After reading with fresh eyes the pamphlets from the period, Bailyn suggested that the answer lay elsewhere. Noticing that certain discursive trends in the writings of the pamphleteers of the period between 1760 and 1775 did not align with historians’ understanding of Revolutionary ideology until then, Bailyn traced them to a vibrant intellectual tradition usually known as “country,” “commonwealthman,” or “opposition” thought. As Bailyn related in the forward to the book, the more he followed these leads and immersed himself in a new system of meaning, the more he understood the full significance of the supposedly inflated rhetoric of the period. The Ideological Origins of the American Revolution was the result. Instead of hyperbole, Bailyn now cast slavery and tyranny as important symbolic nodes within a broader theory of power to which many in the North American British colonies subscribed.

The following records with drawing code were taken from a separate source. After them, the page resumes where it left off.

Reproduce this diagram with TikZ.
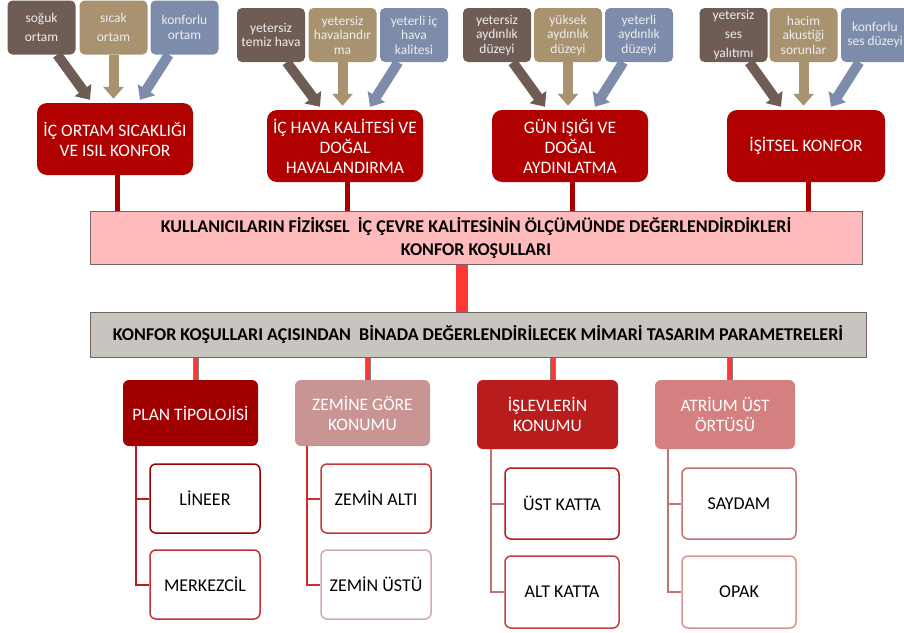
\documentclass[tikz,border=0pt]{standalone}
\usepackage{fontspec}
\setmainfont{Carlito}
\usetikzlibrary{arrows.meta,positioning}

\definecolor{soilbrown}{RGB}{111,93,85}
\definecolor{sandtan}{RGB}{168,146,112}
\definecolor{slateblue}{RGB}{125,140,170}
\definecolor{topred}{RGB}{176,0,0}
\definecolor{stemred}{RGB}{168,0,0}
\definecolor{bandpink}{RGB}{255,187,187}
\definecolor{bandgray}{RGB}{200,196,192}
\definecolor{bandedge}{RGB}{115,100,100}
\definecolor{linkred}{RGB}{255,55,55}
\definecolor{planred}{RGB}{160,0,0}
\definecolor{zeminrose}{RGB}{200,148,148}
\definecolor{islevred}{RGB}{185,28,28}
\definecolor{atriumrose}{RGB}{213,128,128}

\begin{document}
\begin{tikzpicture}[x=1pt,y=-1pt]
\tikzset{
  cause/.style={rounded corners=5pt, text=white!93!black, align=center, inner sep=1pt,
    minimum width=68pt, minimum height=54pt, font=\fontsize{13.5}{14.5}\selectfont},
  widecause/.style={cause, font=\fontsize{13.5}{19}\selectfont},
  topic/.style={rounded corners=10pt, fill=topred, text=white, align=center,
    minimum width=156pt, minimum height=72pt, font=\fontsize{17.5}{20}\selectfont},
  band/.style={draw=bandedge, line width=1pt, align=center, inner sep=0pt,
    font=\bfseries\fontsize{18}{23}\selectfont},
  param/.style={rounded corners=6pt, text=white, align=center,
    font=\fontsize{17.5}{20}\selectfont},
  option/.style={rounded corners=6pt, draw, line width=1.5pt, fill=white, align=center,
    minimum width=110pt, font=\fontsize{18}{20}\selectfont},
  fatarrow/.style={line width=10pt, -{Triangle[width=20pt,length=12pt]}},
  stem/.style={line width=5pt, draw=stemred},
  joint/.style={draw=gray, line width=1pt, double=linkred, double distance=4pt},
  tree/.style={line width=2pt}
}
\useasboundingbox (0,0) rectangle (904,632);

% comfort topics and their causes
\node[widecause, fill=soilbrown] (a1) at (41.5,27.5) {soğuk\\ortam};
\node[widecause, fill=sandtan] (a2) at (113.5,27.5) {sıcak\\ortam};
\node[cause, fill=slateblue] (a3) at (184.5,27.5) {konforlu\\ortam};
\node[topic] (m1) at (115,139) {İÇ ORTAM SICAKLIĞI\\VE ISIL KONFOR};

\node[cause, fill=soilbrown] (b1) at (271,35) {yetersiz\\temiz hava};
\node[cause, fill=sandtan] (b2) at (342.5,35) {yetersiz\\havalandır\\ma};
\node[cause, fill=slateblue] (b3) at (414,35) {yeterli iç\\hava\\kalitesi};
\node[topic] (m2) at (345,146) {İÇ HAVA KALİTESİ VE\\DOĞAL\\HAVALANDIRMA};

\node[cause, fill=soilbrown] (c1) at (497,35) {yetersiz\\aydınlık\\düzeyi};
\node[cause, fill=sandtan] (c2) at (568,35) {yüksek\\aydınlık\\düzeyi};
\node[cause, fill=slateblue] (c3) at (639,35) {yeterli\\aydınlık\\düzeyi};
\node[topic] (m3) at (570,146) {GÜN IŞIĞI VE\\DOĞAL\\AYDINLATMA};

\node[widecause, fill=soilbrown] (d1) at (733.5,35) {yetersiz\\ses\\yalıtımı};
\node[cause, fill=sandtan] (d2) at (803.5,35) {hacim\\akustiği\\sorunlar};
\node[cause, fill=slateblue] (d3) at (875,35) {konforlu\\ses düzeyi};
\node[topic, minimum width=158pt] (m4) at (806,146) {İŞİTSEL KONFOR};

\foreach \g/\m in {a/m1,b/m2,c/m3,d/m4}{
  \draw[fatarrow, draw=soilbrown] (\g1.-60) -- ([xshift=-25pt,yshift=3pt]\m.north);
  \draw[fatarrow, draw=sandtan] (\g2.south) -- ([yshift=4pt]\g2.south |- \m.north);
  \draw[fatarrow, draw=slateblue] (\g3.-120) -- ([xshift=25pt,yshift=3pt]\m.north);
}

% the two bands
\node[band, fill=bandpink, minimum width=772pt, minimum height=53pt] (need) at (476,237.5)
  {KULLANICILARIN FİZİKSEL\ \ İÇ ÇEVRE KALİTESİNİN ÖLÇÜMÜNDE DEĞERLENDİRDİKLERİ\\KONFOR KOŞULLARI};
\node[band, fill=bandgray, minimum width=776pt, minimum height=45pt] (param) at (478,334.5)
  {KONFOR KOŞULLARI AÇISINDAN\ \ BİNADA DEĞERLENDİRİLECEK MİMARİ TASARIM PARAMETRELERİ};

\foreach \m in {m1,m2,m3,m4}
  \draw[stem] ([xshift=2pt]\m.south) -- ([xshift=2pt]\m.south |- need.north);
\draw[line width=12pt, draw=linkred] ([xshift=-14pt]need.south) -- ([xshift=-14pt]need.south |- param.north);

% design parameters
\node[param, fill=planred, minimum width=135pt, minimum height=66pt] (p1) at (190.5,413) {PLAN TİPOLOJİSİ};
\node[param, fill=zeminrose, minimum width=135pt, minimum height=66pt] (p2) at (362.5,413) {ZEMİNE GÖRE\\KONUMU};
\node[param, fill=islevred, minimum width=141pt, minimum height=69pt] (p3) at (547.5,414.5) {İŞLEVLERİN\\KONUMU};
\node[param, fill=atriumrose, minimum width=140pt, minimum height=69pt] (p4) at (725,414.5) {ATRİUM ÜST\\ÖRTÜSÜ};

\foreach \p in {p1,p2,p3,p4}
  \draw[joint] ([xshift=5pt]\p.north |- param.south) -- ([xshift=5pt]\p.north);

\node[option, draw=planred!95!black, minimum height=69pt] (q11) at (205,498.5) {LİNEER};
\node[option, draw=islevred!90!white, minimum height=69pt] (q12) at (205,584.5) {MERKEZCİL};
\node[option, draw=red!55!gray, minimum height=69pt] (q21) at (376,498.5) {ZEMİN ALTI};
\node[option, draw=zeminrose!80!white, minimum height=69pt] (q22) at (376,584.5) {ZEMİN ÜSTÜ};
\node[option, draw=islevred, minimum width=114pt, minimum height=71pt] (q31) at (562,503.5) {ÜST KATTA};
\node[option, draw=islevred!85!white, minimum width=114pt, minimum height=72pt] (q32) at (562,592) {ALT KATTA};
\node[option, draw=atriumrose!90!black, minimum width=114pt, minimum height=71pt] (q41) at (739,503.5) {SAYDAM};
\node[option, draw=atriumrose!85!white, minimum width=114pt, minimum height=72pt] (q42) at (739,592) {OPAK};

\draw[tree, draw=islevred] ([xshift=13pt]p1.south west) |- (q11.west);
\draw[tree, draw=islevred] ([xshift=13pt]p1.south west) |- (q12.west);
\draw[tree, draw=red!65!gray] ([xshift=12pt]p2.south west) |- (q21.west);
\draw[tree, draw=red!65!gray] ([xshift=12pt]p2.south west) |- (q22.west);
\draw[tree, draw=atriumrose!90!black] ([xshift=14pt]p3.south west) |- (q31.west);
\draw[tree, draw=atriumrose!90!black] ([xshift=14pt]p3.south west) |- (q32.west);
\draw[tree, draw=atriumrose!90!black] ([xshift=13pt]p4.south west) |- (q41.west);
\draw[tree, draw=atriumrose!90!black] ([xshift=13pt]p4.south west) |- (q42.west);
\end{tikzpicture}
\end{document}
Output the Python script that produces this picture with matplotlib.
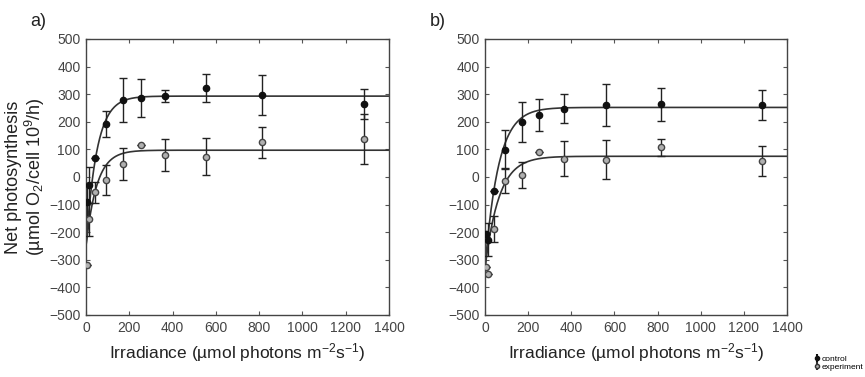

To do so Bailyn borrowed from broader contemporary intellectual currents that offered promising new conceptual tools. Indeed, in retrospect what further stands out about Bailyn’s famous study is its willingness to engage with abstract concepts such as power and ideology and its dialogue with broader contemporary intellectual developments both in history and in other fields, especially anthropology. As one of the most central and long-standing studies in the historiographical cannon of early America one might write it off as stuffy and a bit dated, but in fact The Ideological Origins aged very well and makes for a much more clarifying and incisive read than many more recent studies of early America. It is, I think, this willingness to go out on a limb and theorize about ideology and power that makes it compelling still. While the historiography of early America often remains a bit aloof from broader intellectual trends and rarely forages too far afield for new insights, Bailyn’s classic suggests a more experimental spirit.
Though Bailyn did not provide a full exposition of the theoretical framework that underscored his study in the Ideological Origins itself, an article he published a few years later sheds some light on the broader intellectual context that inspired it. Clarifying how he understands the concept of ideology and how it figures in his scholarship, Bailyn provides the reader with a definition inspired by the work of anthropologist Clifford Geertz. Ideologies in this vein are “the shifting patterns of values, attitudes, hopes, fears, and opinions through which people perceive the world and by which they are led to impose themselves upon it.” “It is in these terms,” explains Bailyn, “that ideas… may be understood to have lain at the heart of the Revolutionary outbreak and to have shaped its outcome and consequences.” (1)
In my mind, Bailyn’s discussion of this ideology in the third chapter of The Ideological Origins as “a theory of politics” offers some of the most fascinating and insightful reads one can still find in the historiography of early America. It is here that his argument carries the most interpretive force and it is also where the reader gets the best feel for this system of meaning. It is also where his argument is most experimental and willing to wrestle with and pin down such a slippery notion as power. In fact, the greatest shortcoming of this study in my opinion is that Bailyn did not couch the concept of ideology within a theory of power as well; he did not take the notion of power seriously enough. Had he done so he would have found what he seemed to start getting at in the last two chapters of his book, that the ideology he traced intersected with broader social tensions. As we well know today, broader assumptions regarding race, gender, and class/status figured prominently in the ideological origins of the American Revolution. People take to ideas to a significant degree because it figures within the matrix of struggle over power in their society. And as Bailyn so well showed, ideologies provide the framework for these ideas to abide together, functioning as people’s interface with the world.
In recent decades the historiography of early America has become very good at atomizing and complicating. However, we have all too often done so at the expense of making strong and clear arguments that address intellectual problems of broader appeal. The Ideological Origins by contrast offers us some guidelines of how to circle back towards a broader argumentative scope. It suggests how historians can be good craftspeople and engaged intellectuals as well. We should be able to engage with and incorporate the work done in other disciplines. We should be willing to experiment with novel and often abstract concepts. As Bailyn showed, this need not come at the expense of good and rigorous scholarship. It does urge us, however, to relish the thrill of new revelations and interpretive epiphanies.
[1] Bernard Bailyn, “The Central Themes of the American Revolution: An Interpretation,” Essays on the American Revolution, Stephen G. Kurtz and James H. Huston ed. (Chapel Hill: University of North Carolina Press, 1973), 11.